Another point in the plan relates to Chinese investment in G5 networks and other critical digital infrastructure in Europe.
"G5 networks will provide the future backbone of our societies and economies, connecting billions of objects and systems, including sensitive information," Katainen said and announced a recommendation for a common EU approach to 5G security networks.
Also, a new EU foreign investment screening system will enter into force in April this year.
It will allow for detecting and addressing risks to security that may be imposed by foreign takeovers of critical assets, technologies and infrastructures.
It comes as 13 EU member states have individually signed a memorandum of understanding with China's Belt and Road investment initiative, while Italy is also considering signing up.
"We see the Belt and Road initiative as potentially a positive initiative bringing EU and Asian countries closer to each other," Katainen said - warning, however, that member states must pay loans back that they get through the Belt and Road initiative.
"There are no free lunches," he said and reminded that EU transparency and competition rules must be respected and that Belt and Road supported projects must also be open to public tender.
One concrete recent example is from commissioner Katainen's home country, Finland.
China's Touchstone Capital Partners plans to invest €15bn in an undersea tunnel project linking the Estonian capital, Tallinn, and Finnish capital, Helsinki.
The funding of the project would come from private investors as well as from the Chinese infrastructure project Belt and Road for financing the tunnel.
Katainen said local authorities had been dealing with the tunnel project, and there were too many open issues for the EU "to take [a] firm position".
In a prelude to the EU plans, China's ambassador to the EU, Zhang Ming, already warned leaders in the EU not to draw "an Iron Curtain", which would "upset global economic and scientific innovation".
He recommended Europeans to take "a holistic view" on the issue of security risks.
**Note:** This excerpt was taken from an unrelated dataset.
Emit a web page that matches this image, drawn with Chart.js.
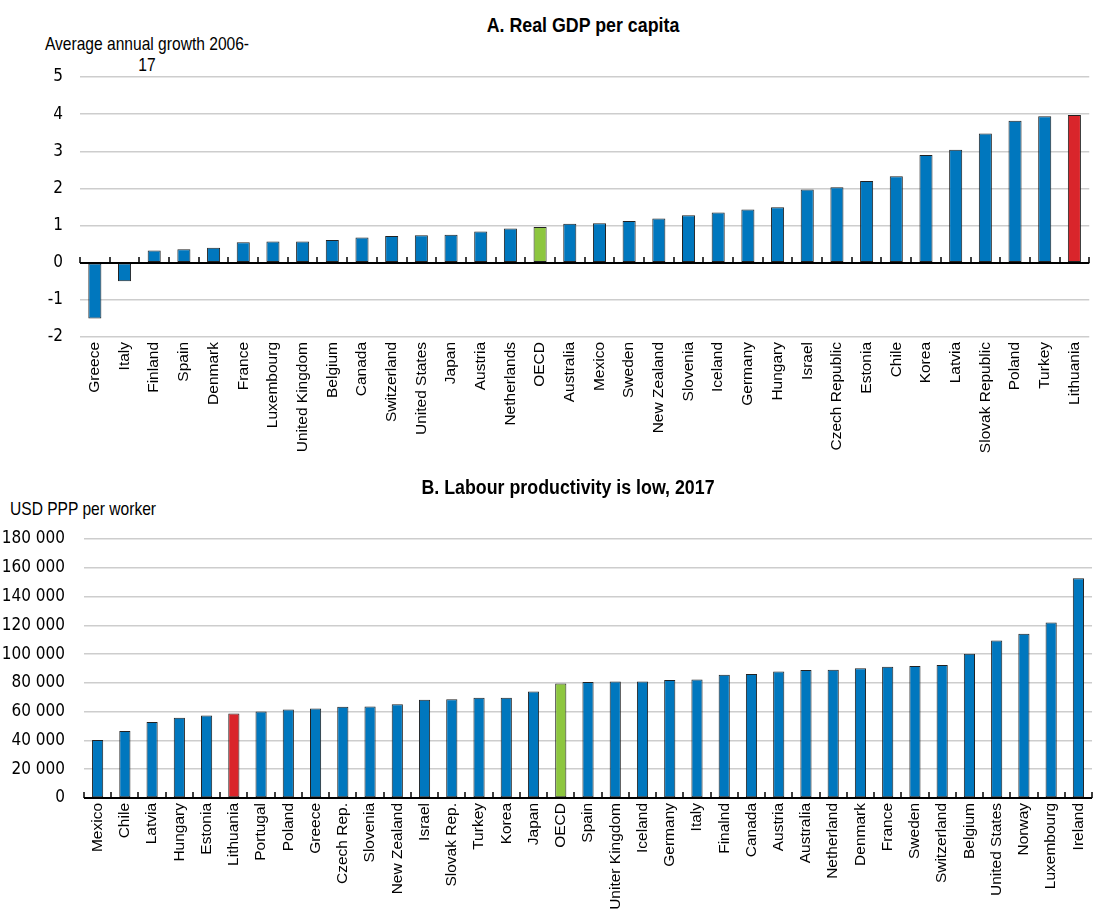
<!DOCTYPE html>
<html lang="en">
<head>
<meta charset="UTF-8">
<title>Real GDP per capita and labour productivity</title>
<script src="https://cdn.jsdelivr.net/npm/chart.js"></script>
<style>
  body { margin: 0; background: #fff; width: 1094px; height: 910px; overflow: hidden; position: relative;
         font-family: 'Liberation Sans', Arial, sans-serif; color: #000; }
  .panel { position: absolute; left: 0; overflow: visible; }
  .title { position: absolute; font-weight: bold; font-size: 20px; line-height: 22px; white-space: nowrap;
           transform: translateX(-50%) scaleX(0.89); transform-origin: center; }
  .unit { position: absolute; font-size: 19px; line-height: 21px; white-space: nowrap; }
</style>
</head>
<body>
  <!-- Panel A -->
  <div class="title" style="left:583px; top:14px;">A. Real GDP per capita</div>
  <div class="unit" style="left:147px; top:33px; text-align:center; transform:translateX(-50%) scaleX(0.82);">Average annual growth 2006-<br>17</div>
  <div class="panel" style="top:0;"><canvas id="gdpChart" width="1098" height="480"></canvas></div>

  <!-- Panel B -->
  <div class="title" style="left:568px; top:476px;">B. Labour productivity is low, 2017</div>
  <div class="unit" style="left:10px; top:498px; transform:scaleX(0.82); transform-origin:left;">USD PPP per worker</div>
  <div class="panel" style="top:480px;"><canvas id="prodChart" width="1102" height="430"></canvas></div>

<script>
  // Panel A: real GDP per capita, average annual growth 2006-17
  const gdpCountries = ['Greece', 'Italy', 'Finland', 'Spain', 'Denmark', 'France', 'Luxembourg', 'United Kingdom',
    'Belgium', 'Canada', 'Switzerland', 'United States', 'Japan', 'Austria', 'Netherlands', 'OECD', 'Australia',
    'Mexico', 'Sweden', 'New Zealand', 'Slovenia', 'Iceland', 'Germany', 'Hungary', 'Israel', 'Czech Republic',
    'Estonia', 'Chile', 'Korea', 'Latvia', 'Slovak Republic', 'Poland', 'Turkey', 'Lithuania'];
  const gdpGrowth = [-1.5, -0.5, 0.33, 0.36, 0.4, 0.55, 0.57, 0.57, 0.61, 0.68, 0.72, 0.74, 0.75, 0.84, 0.92, 0.96,
    1.05, 1.06, 1.12, 1.19, 1.28, 1.35, 1.43, 1.49, 1.97, 2.03, 2.2, 2.33, 2.9, 3.04, 3.48, 3.82, 3.94, 3.98];
  const gdpTicks = [-2, -1, 0, 1, 2, 3, 4, 5];

  // Panel B: labour productivity, 2017
  const prodCountries = ['Mexico', 'Chile', 'Latvia', 'Hungary', 'Estonia', 'Lithuania', 'Portugal', 'Poland', 'Greece',
    'Czech Rep.', 'Slovenia', 'New Zealand', 'Israel', 'Slovak Rep.', 'Turkey', 'Korea', 'Japan', 'OECD', 'Spain',
    'Uniter Kingdom', 'Iceland', 'Germany', 'Italy', 'Finalnd', 'Canada', 'Austria', 'Australia', 'Netherland',
    'Denmark', 'France', 'Sweden', 'Switzerland', 'Belgium', 'United States', 'Norway', 'Luxembourg', 'Ireland'];
  const prodValues = [40300, 46600, 52800, 55800, 57400, 58800, 60200, 61500, 62200, 63400, 63600, 65200, 68200, 68700,
    69600, 69600, 74000, 79500, 80700, 80900, 80900, 82000, 82300, 85700, 86200, 88000, 89000, 89200, 90100, 91300,
    91700, 92400, 100300, 109500, 114100, 121900, 152800];
  const prodTicks = [0, 20000, 40000, 60000, 80000, 100000, 120000, 140000, 160000, 180000];

  const BLUE = '#0077BE';
  const GREEN = '#8DC63F';
  const RED = '#D9252B';
  const narrow = "'Liberation Sans Narrow', 'Arial Narrow', 'DejaVu Sans Condensed', sans-serif";
  const wide = "'Liberation Sans', Arial, sans-serif";

  function barColour(name) {
    if (name === 'OECD') return GREEN;
    if (name === 'Lithuania') return RED;
    return BLUE;
  }

  // black zero line with small upward ticks between categories
  const baseline = {
    id: 'baseline',
    afterDatasetsDraw(chart) {
      const { ctx, chartArea, scales: { x, y } } = chart;
      const y0 = Math.round(y.getPixelForValue(0));
      const n = chart.data.labels.length;
      const step = x.getPixelForValue(1) - x.getPixelForValue(0);
      ctx.save();
      ctx.strokeStyle = '#000';
      ctx.lineWidth = 2;
      ctx.beginPath();
      ctx.moveTo(chartArea.left, y0);
      ctx.lineTo(chartArea.right, y0);
      ctx.stroke();
      ctx.lineWidth = 1.5;
      ctx.beginPath();
      for (let i = 0; i <= n; i++) {
        const px = Math.round(x.getPixelForValue(i) - step / 2);
        ctx.moveTo(px, y0);
        ctx.lineTo(px, y0 - 6);
      }
      ctx.stroke();
      ctx.restore();
    }
  };

  function makeChart(id, labels, values, ticks, opts) {
    return new Chart(document.getElementById(id), {
      type: 'bar',
      data: {
        labels: labels,
        datasets: [{
          data: values,
          backgroundColor: labels.map(barColour),
          borderColor: '#222',
          borderWidth: 1,
          borderSkipped: false,
          categoryPercentage: 1,
          barPercentage: opts.barPct
        }]
      },
      options: {
        responsive: false,
        animation: false,
        layout: { padding: { top: opts.top, left: 0, right: 0, bottom: 0 } },
        plugins: { legend: { display: false }, tooltip: { enabled: false } },
        scales: {
          x: {
            grid: { display: false, drawTicks: false },
            border: { display: false },
            ticks: {
              autoSkip: false, maxRotation: 90, minRotation: 90, padding: 5,
              color: '#000', font: { family: wide, size: 15.5 }
            },
            afterFit: s => { s.height = opts.xHeight; }
          },
          y: {
            min: ticks[0], max: ticks[ticks.length - 1],
            afterBuildTicks: s => { s.ticks = ticks.map(v => ({ value: v })); },
            grid: {
              drawTicks: false, lineWidth: 1.5,
              color: c => (c.tick && c.tick.value === 0) ? 'rgba(0,0,0,0)' : '#CDCDCD'
            },
            border: { display: false },
            ticks: {
              padding: opts.tickPad, color: '#000', font: { family: narrow, size: 17 },
              callback: v => v.toLocaleString('en-US').replace(/,/g, ' ')
            },
            afterFit: s => { s.width = opts.yWidth; }
          }
        }
      },
      plugins: [baseline]
    });
  }

  makeChart('gdpChart', gdpCountries, gdpGrowth, gdpTicks,
    { top: 77, xHeight: 143, yWidth: 80, tickPad: 17, barPct: 0.44 });
  makeChart('prodChart', prodCountries, prodValues, prodTicks,
    { top: 59, xHeight: 112, yWidth: 84, tickPad: 19, barPct: 0.41 });
</script>
</body>
</html>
"The Chinese government calls on Chinese companies operating overseas to strictly observe laws and regulations of the host country, has and will never ask Chinese companies to engage in illegal activities," Zhang Ming wrote in an op-ed in EUobserver.
While Brussels's has sharpened its approach on trade and security-related aspects, the plan invites for cooperation in foreign affairs, WTO reforms and in the fight against climate change.
The new 10 point strategy will be discussed and endorsed at an EU summit in Brussels on 21-22 March ahead of the the EU-China summit in April.
A spokesperson for the Chinese mission to the EU told EUobserver "I want to emphasise that cooperation between China and the EU, which is mutually beneficial, serves the interests of both sides.
"It is our hope that the EU could view China's development and fresh efforts to promote reform and opening-up in an objective, reasonable and fair light, and join forces with China for a sustained, healthy and steady growth of China-EU relations."